Task description |
Return the listing below unchanged, minus its pictures.

Provided data |
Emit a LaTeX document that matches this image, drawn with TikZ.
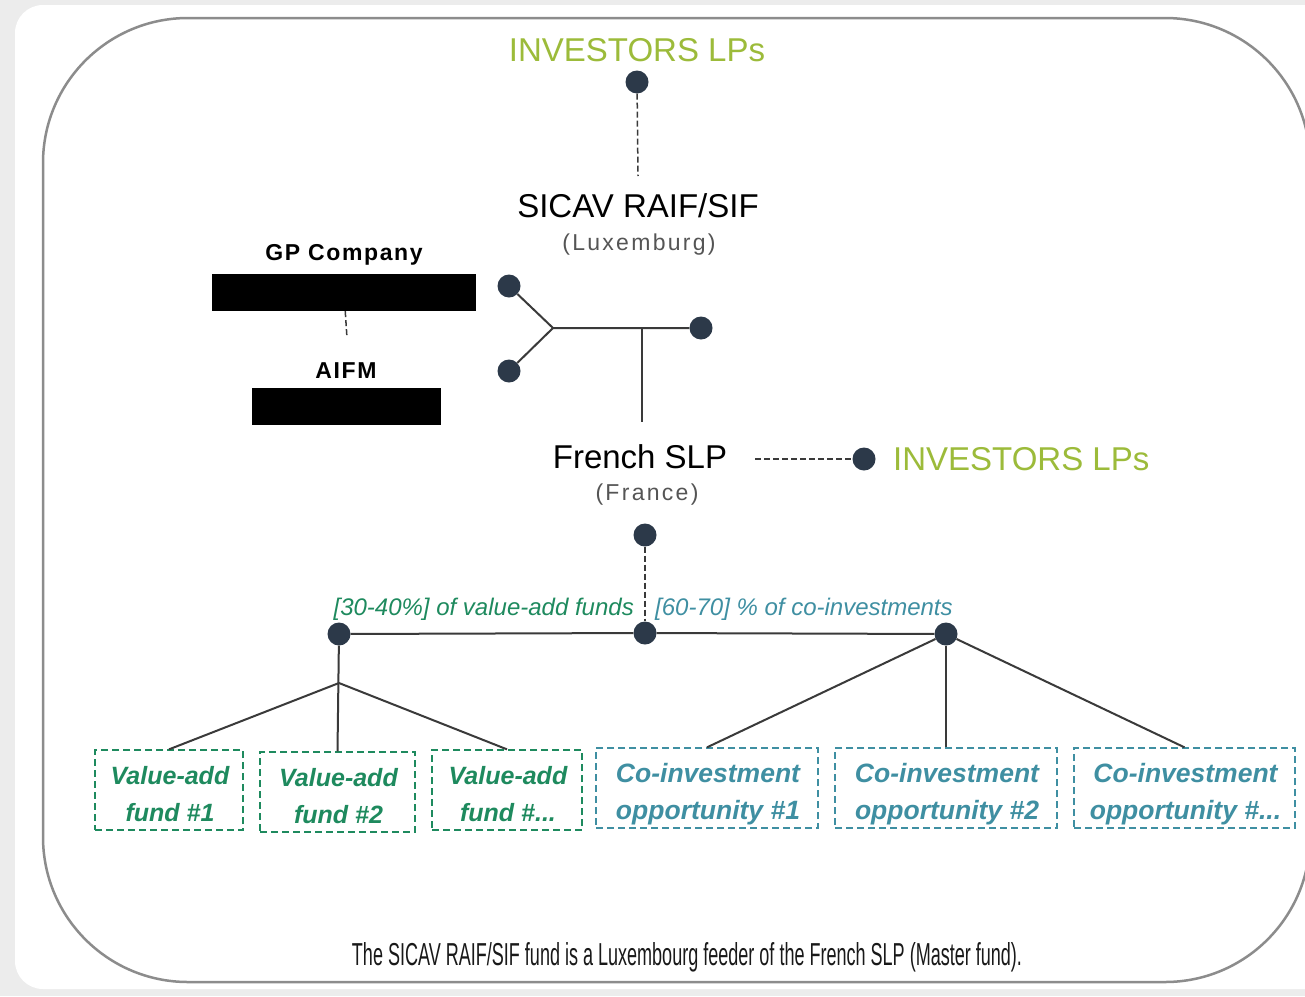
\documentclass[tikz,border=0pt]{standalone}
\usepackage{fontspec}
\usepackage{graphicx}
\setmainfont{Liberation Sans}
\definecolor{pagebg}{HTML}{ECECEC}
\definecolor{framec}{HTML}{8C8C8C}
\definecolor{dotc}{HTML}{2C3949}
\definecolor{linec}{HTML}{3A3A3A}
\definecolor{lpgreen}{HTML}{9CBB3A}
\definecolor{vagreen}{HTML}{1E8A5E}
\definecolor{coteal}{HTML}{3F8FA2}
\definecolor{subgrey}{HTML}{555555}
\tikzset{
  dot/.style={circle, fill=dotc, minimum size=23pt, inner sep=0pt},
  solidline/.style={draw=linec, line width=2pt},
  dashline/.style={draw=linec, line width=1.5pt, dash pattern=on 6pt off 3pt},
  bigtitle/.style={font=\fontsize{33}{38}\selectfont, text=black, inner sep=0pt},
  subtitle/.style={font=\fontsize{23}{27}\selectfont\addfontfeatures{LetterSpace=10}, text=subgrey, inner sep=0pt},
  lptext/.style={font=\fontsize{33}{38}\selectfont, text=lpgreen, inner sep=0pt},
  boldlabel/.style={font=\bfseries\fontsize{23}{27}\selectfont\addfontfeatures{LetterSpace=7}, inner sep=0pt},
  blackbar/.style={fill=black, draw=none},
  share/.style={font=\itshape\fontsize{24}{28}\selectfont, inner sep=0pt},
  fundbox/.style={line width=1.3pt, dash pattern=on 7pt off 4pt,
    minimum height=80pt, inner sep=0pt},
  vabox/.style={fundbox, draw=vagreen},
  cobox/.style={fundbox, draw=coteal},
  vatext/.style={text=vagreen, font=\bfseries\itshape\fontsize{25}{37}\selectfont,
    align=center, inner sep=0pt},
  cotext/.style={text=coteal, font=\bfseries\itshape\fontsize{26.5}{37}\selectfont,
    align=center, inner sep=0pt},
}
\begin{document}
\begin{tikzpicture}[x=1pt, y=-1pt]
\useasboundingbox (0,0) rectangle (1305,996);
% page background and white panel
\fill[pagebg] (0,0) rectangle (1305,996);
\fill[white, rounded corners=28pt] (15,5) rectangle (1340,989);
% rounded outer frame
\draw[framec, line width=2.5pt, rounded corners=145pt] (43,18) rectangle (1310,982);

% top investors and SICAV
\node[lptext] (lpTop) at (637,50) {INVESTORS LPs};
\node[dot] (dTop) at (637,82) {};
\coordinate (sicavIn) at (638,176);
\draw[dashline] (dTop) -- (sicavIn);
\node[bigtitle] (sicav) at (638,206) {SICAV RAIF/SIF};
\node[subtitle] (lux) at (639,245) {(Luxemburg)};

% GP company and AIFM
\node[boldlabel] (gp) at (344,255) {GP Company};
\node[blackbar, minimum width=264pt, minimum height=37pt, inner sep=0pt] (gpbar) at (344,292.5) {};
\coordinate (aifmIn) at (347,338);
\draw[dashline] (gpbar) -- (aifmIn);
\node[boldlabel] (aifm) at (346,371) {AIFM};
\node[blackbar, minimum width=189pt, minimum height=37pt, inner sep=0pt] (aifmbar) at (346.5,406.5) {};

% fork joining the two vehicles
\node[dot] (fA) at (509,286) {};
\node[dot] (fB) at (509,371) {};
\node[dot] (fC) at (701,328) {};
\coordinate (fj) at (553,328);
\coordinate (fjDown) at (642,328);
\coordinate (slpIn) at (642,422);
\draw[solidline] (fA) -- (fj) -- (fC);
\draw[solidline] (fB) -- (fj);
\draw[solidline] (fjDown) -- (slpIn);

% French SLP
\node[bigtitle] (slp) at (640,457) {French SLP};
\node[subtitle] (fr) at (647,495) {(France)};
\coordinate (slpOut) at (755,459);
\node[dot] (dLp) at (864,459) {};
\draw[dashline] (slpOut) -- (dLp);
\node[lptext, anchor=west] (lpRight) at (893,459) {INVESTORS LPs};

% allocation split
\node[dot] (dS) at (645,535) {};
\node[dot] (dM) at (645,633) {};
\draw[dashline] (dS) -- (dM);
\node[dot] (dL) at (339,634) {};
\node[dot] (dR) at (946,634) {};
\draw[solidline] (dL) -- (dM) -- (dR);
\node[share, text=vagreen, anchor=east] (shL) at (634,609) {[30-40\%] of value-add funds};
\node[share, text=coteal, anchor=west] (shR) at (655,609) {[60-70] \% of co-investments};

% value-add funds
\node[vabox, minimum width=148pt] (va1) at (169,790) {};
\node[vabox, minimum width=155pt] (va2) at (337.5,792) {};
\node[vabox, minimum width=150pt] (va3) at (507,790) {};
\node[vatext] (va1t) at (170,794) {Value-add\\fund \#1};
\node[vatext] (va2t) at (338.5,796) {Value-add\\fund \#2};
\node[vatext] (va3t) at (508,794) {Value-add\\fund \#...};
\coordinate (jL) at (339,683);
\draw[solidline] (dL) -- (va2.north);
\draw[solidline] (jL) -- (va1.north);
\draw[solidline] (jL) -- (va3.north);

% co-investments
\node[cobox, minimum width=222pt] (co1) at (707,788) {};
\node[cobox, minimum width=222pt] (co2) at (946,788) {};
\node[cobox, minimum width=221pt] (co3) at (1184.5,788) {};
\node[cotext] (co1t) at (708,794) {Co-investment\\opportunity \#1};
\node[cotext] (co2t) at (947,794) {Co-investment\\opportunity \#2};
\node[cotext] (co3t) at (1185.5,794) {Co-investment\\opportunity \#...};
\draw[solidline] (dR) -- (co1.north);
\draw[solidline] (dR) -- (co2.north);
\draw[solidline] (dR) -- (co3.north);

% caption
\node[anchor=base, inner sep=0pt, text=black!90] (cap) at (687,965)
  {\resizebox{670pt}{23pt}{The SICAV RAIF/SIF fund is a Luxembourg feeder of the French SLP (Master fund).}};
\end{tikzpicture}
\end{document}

Task result |
Emit a LaTeX document that matches this image, drawn with TikZ.
\documentclass[tikz,border=0pt]{standalone}
\usepackage{fontspec}
\usepackage{graphicx}
\setmainfont{Liberation Sans}
\definecolor{pagebg}{HTML}{ECECEC}
\definecolor{framec}{HTML}{8C8C8C}
\definecolor{dotc}{HTML}{2C3949}
\definecolor{linec}{HTML}{3A3A3A}
\definecolor{lpgreen}{HTML}{9CBB3A}
\definecolor{vagreen}{HTML}{1E8A5E}
\definecolor{coteal}{HTML}{3F8FA2}
\definecolor{subgrey}{HTML}{555555}
\tikzset{
  dot/.style={circle, fill=dotc, minimum size=23pt, inner sep=0pt},
  solidline/.style={draw=linec, line width=2pt},
  dashline/.style={draw=linec, line width=1.5pt, dash pattern=on 6pt off 3pt},
  bigtitle/.style={font=\fontsize{33}{38}\selectfont, text=black, inner sep=0pt},
  subtitle/.style={font=\fontsize{23}{27}\selectfont\addfontfeatures{LetterSpace=10}, text=subgrey, inner sep=0pt},
  lptext/.style={font=\fontsize{33}{38}\selectfont, text=lpgreen, inner sep=0pt},
  boldlabel/.style={font=\bfseries\fontsize{23}{27}\selectfont\addfontfeatures{LetterSpace=7}, inner sep=0pt},
  blackbar/.style={fill=black, draw=none},
  share/.style={font=\itshape\fontsize{24}{28}\selectfont, inner sep=0pt},
  fundbox/.style={line width=1.3pt, dash pattern=on 7pt off 4pt,
    minimum height=80pt, inner sep=0pt},
  vabox/.style={fundbox, draw=vagreen},
  cobox/.style={fundbox, draw=coteal},
  vatext/.style={text=vagreen, font=\bfseries\itshape\fontsize{25}{37}\selectfont,
    align=center, inner sep=0pt},
  cotext/.style={text=coteal, font=\bfseries\itshape\fontsize{26.5}{37}\selectfont,
    align=center, inner sep=0pt},
}
\begin{document}
\begin{tikzpicture}[x=1pt, y=-1pt]
\useasboundingbox (0,0) rectangle (1305,996);
% page background and white panel
\fill[pagebg] (0,0) rectangle (1305,996);
\fill[white, rounded corners=28pt] (15,5) rectangle (1340,989);
% rounded outer frame
\draw[framec, line width=2.5pt, rounded corners=145pt] (43,18) rectangle (1310,982);

% top investors and SICAV
\node[lptext] (lpTop) at (637,50) {INVESTORS LPs};
\node[dot] (dTop) at (637,82) {};
\coordinate (sicavIn) at (638,176);
\draw[dashline] (dTop) -- (sicavIn);
\node[bigtitle] (sicav) at (638,206) {SICAV RAIF/SIF};
\node[subtitle] (lux) at (639,245) {(Luxemburg)};

% GP company and AIFM
\node[boldlabel] (gp) at (344,255) {GP Company};
\node[blackbar, minimum width=264pt, minimum height=37pt, inner sep=0pt] (gpbar) at (344,292.5) {};
\coordinate (aifmIn) at (347,338);
\draw[dashline] (gpbar) -- (aifmIn);
\node[boldlabel] (aifm) at (346,371) {AIFM};
\node[blackbar, minimum width=189pt, minimum height=37pt, inner sep=0pt] (aifmbar) at (346.5,406.5) {};

% fork joining the two vehicles
\node[dot] (fA) at (509,286) {};
\node[dot] (fB) at (509,371) {};
\node[dot] (fC) at (701,328) {};
\coordinate (fj) at (553,328);
\coordinate (fjDown) at (642,328);
\coordinate (slpIn) at (642,422);
\draw[solidline] (fA) -- (fj) -- (fC);
\draw[solidline] (fB) -- (fj);
\draw[solidline] (fjDown) -- (slpIn);

% French SLP
\node[bigtitle] (slp) at (640,457) {French SLP};
\node[subtitle] (fr) at (647,495) {(France)};
\coordinate (slpOut) at (755,459);
\node[dot] (dLp) at (864,459) {};
\draw[dashline] (slpOut) -- (dLp);
\node[lptext, anchor=west] (lpRight) at (893,459) {INVESTORS LPs};

% allocation split
\node[dot] (dS) at (645,535) {};
\node[dot] (dM) at (645,633) {};
\draw[dashline] (dS) -- (dM);
\node[dot] (dL) at (339,634) {};
\node[dot] (dR) at (946,634) {};
\draw[solidline] (dL) -- (dM) -- (dR);
\node[share, text=vagreen, anchor=east] (shL) at (634,609) {[30-40\%] of value-add funds};
\node[share, text=coteal, anchor=west] (shR) at (655,609) {[60-70] \% of co-investments};

% value-add funds
\node[vabox, minimum width=148pt] (va1) at (169,790) {};
\node[vabox, minimum width=155pt] (va2) at (337.5,792) {};
\node[vabox, minimum width=150pt] (va3) at (507,790) {};
\node[vatext] (va1t) at (170,794) {Value-add\\fund \#1};
\node[vatext] (va2t) at (338.5,796) {Value-add\\fund \#2};
\node[vatext] (va3t) at (508,794) {Value-add\\fund \#...};
\coordinate (jL) at (339,683);
\draw[solidline] (dL) -- (va2.north);
\draw[solidline] (jL) -- (va1.north);
\draw[solidline] (jL) -- (va3.north);

% co-investments
\node[cobox, minimum width=222pt] (co1) at (707,788) {};
\node[cobox, minimum width=222pt] (co2) at (946,788) {};
\node[cobox, minimum width=221pt] (co3) at (1184.5,788) {};
\node[cotext] (co1t) at (708,794) {Co-investment\\opportunity \#1};
\node[cotext] (co2t) at (947,794) {Co-investment\\opportunity \#2};
\node[cotext] (co3t) at (1185.5,794) {Co-investment\\opportunity \#...};
\draw[solidline] (dR) -- (co1.north);
\draw[solidline] (dR) -- (co2.north);
\draw[solidline] (dR) -- (co3.north);

% caption
\node[anchor=base, inner sep=0pt, text=black!90] (cap) at (687,965)
  {\resizebox{670pt}{23pt}{The SICAV RAIF/SIF fund is a Luxembourg feeder of the French SLP (Master fund).}};
\end{tikzpicture}
\end{document}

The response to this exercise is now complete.